Through the Microscope
|Sites Offered||ALE, GIL, LAJ, NUE, SAN, WLA|
|Previously Offered||NRS, NUE, STP, WIN|
From the CTY Course Catalog (2001):
Since the first microscope was created in the 16th century, scientists have been pushing back the frontiers of the microscopic world. The very idea that living things are made of cells arose when Robert Hooke studied a thin slice of cork under the microscope in 1665. Students in this class take a new look at their world through microscopy, and in doing so acquire an introduction to science.
This course begins with the history of microscopy and an overview of how microscopes work. Students study individual cells of the human body and compare them to living one-celled organisms. Field trips to streams and fields provide an endless source of creatures to collect and observe. The microscope also gives students a new appreciation for the intricacies of familiar things, such as a feather, a human hair, or a blade of grass.

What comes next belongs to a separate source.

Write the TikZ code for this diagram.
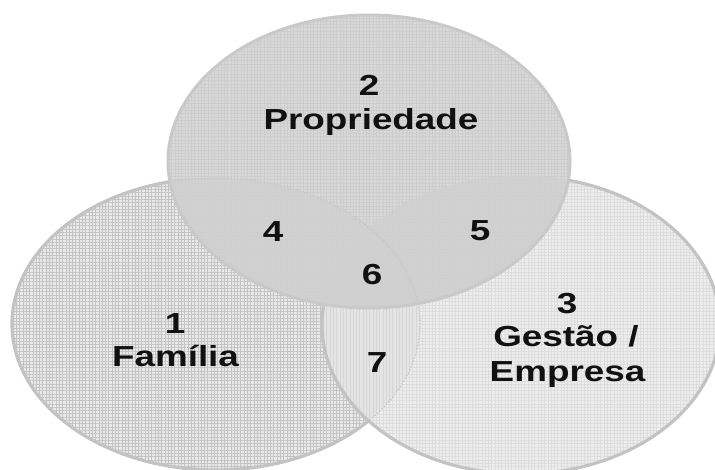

Students learn about the atom and answer the question of why we can’t see atoms with microscopes. Additionally, they grow salt crystals in class as an introduction to molecules. Measuring through the lens allows students to appreciate the relative sizes of tiny objects, from millimeters to angstroms. Finally, students use the microscope to answer questions about how tiny things work, including computer chips, velcro, and wristwatch gears.